While recreational drones have exploded in popularity in recent years, there are other industrial uses that drones can serve and optimize. Drones of all types can add a layer of visibility as well as accuracy to just about any task that humans can get in front of; so why is drone-led maintenance, repair and operation (MRO) not being utilized more?

Surprisingly enough, drone usage for inspections and repair operations is regulated in some capacity, but falls short. The operation of drones under 55 lb falls under the U.S. Federal Aviation Administration, though there are no frameworks in place to discern what operations are deemed acceptable and not acceptable, which leaves unmanned aircraft out of the equation for MRO. Things are changing, though, and agencies are working to introduce standards that allow drones to operate for aerospace vehicle maintenance and inspection purposes.

Aircraft maintenance is a costly effort that shows promising signs of improvement, should drones become the go-to tool to get the job done.

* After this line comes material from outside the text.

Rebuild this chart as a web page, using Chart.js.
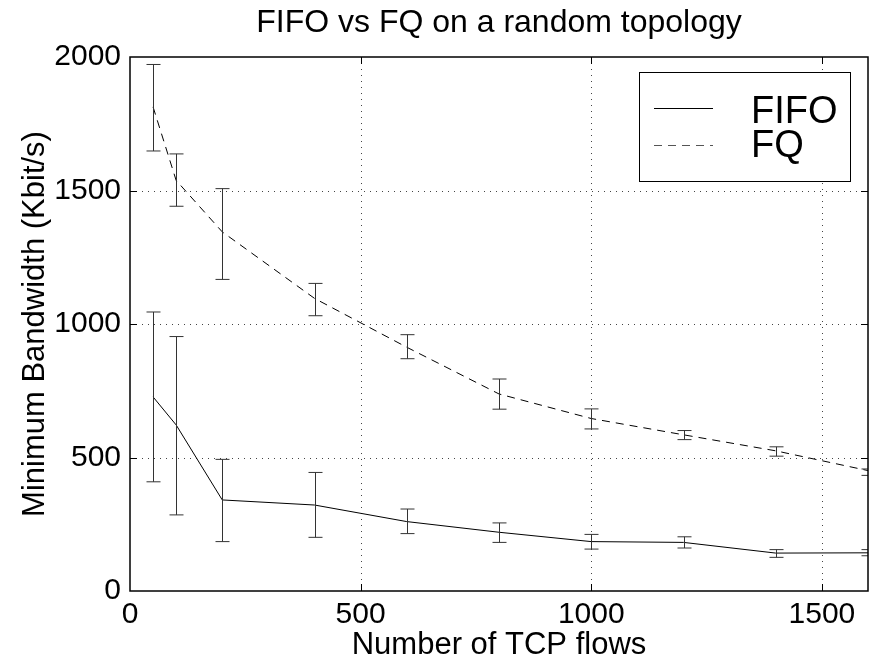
<!DOCTYPE html>
<html><head><meta charset="utf-8">
<script src="https://cdn.jsdelivr.net/npm/chart.js@4/dist/chart.umd.min.js"></script>
<style>html,body{margin:0;padding:0;background:#fff;}</style>
</head><body>
<canvas id="c" width="870" height="661"></canvas>
<script>
const chartTitle = 'FIFO vs FQ on a random topology';
const xTitle = 'Number of TCP flows';
const yTitle = 'Minimum Bandwidth (Kbit/s)';
const seriesNames = ['FIFO', 'FQ'];
const flows = [50, 100, 200, 400, 600, 800, 1000, 1200, 1400, 1600];
const fifoMean = [727, 622, 341, 322, 260, 220, 185, 182, 142, 143];
const fifoLow  = [409, 285, 185, 201, 215, 182, 157, 161, 126, 132];
const fifoHigh = [1045, 953, 493, 444, 307, 255, 212, 203, 155, 155];
const fqMean = [1813, 1538, 1345, 1096, 913, 738, 646, 585, 525, 451];
const fqLow  = [1648, 1441, 1167, 1031, 870, 681, 607, 567, 505, 433];
const fqHigh = [1972, 1637, 1507, 1152, 960, 794, 682, 601, 540, 457];
const xTicks = [0, 500, 1000, 1500];
const yTicks = [0, 500, 1000, 1500, 2000];
const xMin = 0, xMax = 1600, yMin = 0, yMax = 2000;

const FONT = 'Liberation Sans, Arial, Helvetica, sans-serif';
const pts = (xs, ys) => xs.map((x, i) => ({x: x, y: ys[i]}));

const errBars = [
  {low: fifoLow, high: fifoHigh, color: '#333'},
  {low: fqLow, high: fqHigh, color: '#333'}
];

const framePlugin = {
  id: 'frame',
  beforeDatasetsDraw(chart) {
    const {ctx, chartArea: a, scales: {x, y}} = chart;
    ctx.save();
    ctx.strokeStyle = '#444';
    ctx.lineWidth = 1;
    ctx.setLineDash([1, 5]);
    xTicks.forEach(v => {
      if (v <= xMin || v >= xMax) return;
      const px = Math.round(x.getPixelForValue(v)) + 0.5;
      ctx.beginPath(); ctx.moveTo(px, a.top); ctx.lineTo(px, a.bottom); ctx.stroke();
    });
    yTicks.forEach(v => {
      if (v <= yMin || v >= yMax) return;
      const py = Math.round(y.getPixelForValue(v)) + 0.5;
      ctx.beginPath(); ctx.moveTo(a.left, py); ctx.lineTo(a.right, py); ctx.stroke();
    });
    ctx.restore();
  },
  afterDatasetsDraw(chart) {
    const {ctx, chartArea: a, scales: {x, y}} = chart;
    ctx.save();
    ctx.beginPath();
    ctx.rect(a.left, 0, a.right - a.left, chart.height);
    ctx.clip();
    ctx.setLineDash([]);
    ctx.lineWidth = 1;
    errBars.forEach(eb => {
      ctx.strokeStyle = eb.color;
      flows.forEach((f, i) => {
        const px = Math.round(x.getPixelForValue(f)) + 0.5;
        const y1 = y.getPixelForValue(eb.low[i]);
        const y2 = y.getPixelForValue(eb.high[i]);
        ctx.beginPath();
        ctx.moveTo(px, y1); ctx.lineTo(px, y2);
        ctx.moveTo(px - 7, y1); ctx.lineTo(px + 7, y1);
        ctx.moveTo(px - 7, y2); ctx.lineTo(px + 7, y2);
        ctx.stroke();
      });
    });
    ctx.restore();
    ctx.save();
    ctx.strokeStyle = '#000';
    ctx.lineWidth = 1.5;
    ctx.strokeRect(a.left, a.top, a.right - a.left, a.bottom - a.top);
    ctx.lineWidth = 1;
    xTicks.forEach(v => {
      if (v <= xMin || v >= xMax) return;
      const px = Math.round(x.getPixelForValue(v)) + 0.5;
      ctx.beginPath();
      ctx.moveTo(px, a.bottom); ctx.lineTo(px, a.bottom - 7);
      ctx.moveTo(px, a.top); ctx.lineTo(px, a.top + 7);
      ctx.stroke();
    });
    yTicks.forEach(v => {
      if (v <= yMin || v >= yMax) return;
      const py = Math.round(y.getPixelForValue(v)) + 0.5;
      ctx.beginPath();
      ctx.moveTo(a.left, py); ctx.lineTo(a.left + 7, py);
      ctx.moveTo(a.right, py); ctx.lineTo(a.right - 7, py);
      ctx.stroke();
    });
    // legend
    const lx = 639, ly = 72, lw = 211, lh = 109;
    ctx.fillStyle = '#fff';
    ctx.fillRect(lx, ly, lw, lh);
    ctx.strokeStyle = '#000';
    ctx.lineWidth = 1;
    ctx.strokeRect(lx + 0.5, ly + 0.5, lw, lh);
    ctx.beginPath(); ctx.moveTo(654, 108.5); ctx.lineTo(713, 108.5); ctx.stroke();
    ctx.strokeStyle = '#555';
    ctx.setLineDash([8, 6]);
    ctx.beginPath(); ctx.moveTo(654, 145.5); ctx.lineTo(713, 145.5); ctx.stroke();
    ctx.setLineDash([]);
    ctx.fillStyle = '#000';
    ctx.font = '38px ' + FONT;
    ctx.textAlign = 'left';
    ctx.textBaseline = 'alphabetic';
    ctx.fillText(seriesNames[0], 751, 123);
    ctx.fillText(seriesNames[1], 751, 157);
    // title centred over the plot area
    ctx.font = '32px ' + FONT;
    ctx.textAlign = 'center';
    ctx.fillText(chartTitle, (a.left + a.right) / 2, 32);
    ctx.restore();
  }
};

new Chart(document.getElementById('c'), {
  type: 'line',
  data: {
    datasets: [
      {label: seriesNames[0], data: pts(flows, fifoMean), borderColor: '#000', borderWidth: 1,
       pointRadius: 0, tension: 0, fill: false},
      {label: seriesNames[1], data: pts(flows, fqMean), borderColor: '#000', borderWidth: 1,
       borderDash: [8, 6], pointRadius: 0, tension: 0, fill: false}
    ]
  },
  options: {
    responsive: false,
    animation: false,
    devicePixelRatio: 1,
    layout: {padding: {left: 0, right: 2, top: 57, bottom: 0}},
    plugins: {
      legend: {display: false},
      tooltip: {enabled: false},
      title: {display: false}
    },
    scales: {
      x: {
        type: 'linear', min: xMin, max: xMax,
        grid: {display: false, drawTicks: false, tickLength: 0}, border: {display: false},
        afterBuildTicks(s) { s.ticks = xTicks.map(v => ({value: v})); },
        ticks: {color: '#000', padding: 6, autoSkip: false,
                font: {family: FONT, size: 30}, maxRotation: 0, minRotation: 0,
                callback: v => String(v)},
        title: {display: true, text: xTitle, color: '#000',
                font: {family: FONT, size: 31, lineHeight: 1.0}, padding: {top: 0, bottom: 0}},
        afterFit(s) { s.height = 70; }
      },
      y: {
        type: 'linear', min: yMin, max: yMax,
        grid: {display: false, drawTicks: false, tickLength: 0}, border: {display: false},
        afterBuildTicks(s) { s.ticks = yTicks.map(v => ({value: v})); },
        ticks: {color: '#000', padding: 9, autoSkip: false,
                font: {family: FONT, size: 30}, callback: v => String(v)},
        title: {display: true, text: yTitle, color: '#000',
                font: {family: FONT, size: 31}, padding: {top: 17, bottom: 0}},
        afterFit(s) { s.width = 130; }
      }
    }
  },
  plugins: [framePlugin]
});
</script>
</body></html>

According to Aerospace Hub, research has shown that using drones to inspect planes, ships and infrastructure could reduce maintenance costs by 20% and improve operational availability by 30%.

The technology drones have to offer goes beyond a simple camera and is evolving rapidly, as well. Drones are being tested to use sensors that visually map out the calculated target and detect any faults in the structure based on depth, angles and other metrics. Since 2015, The UK's EasyJet has taken advantage of the work that drones are able to offer at costs that don't include the hefty price of industrial ladders, scaffolding and similar tools that humans require to inspect entire vehicles from top to bottom. This saves time, as well, which leads to saving money.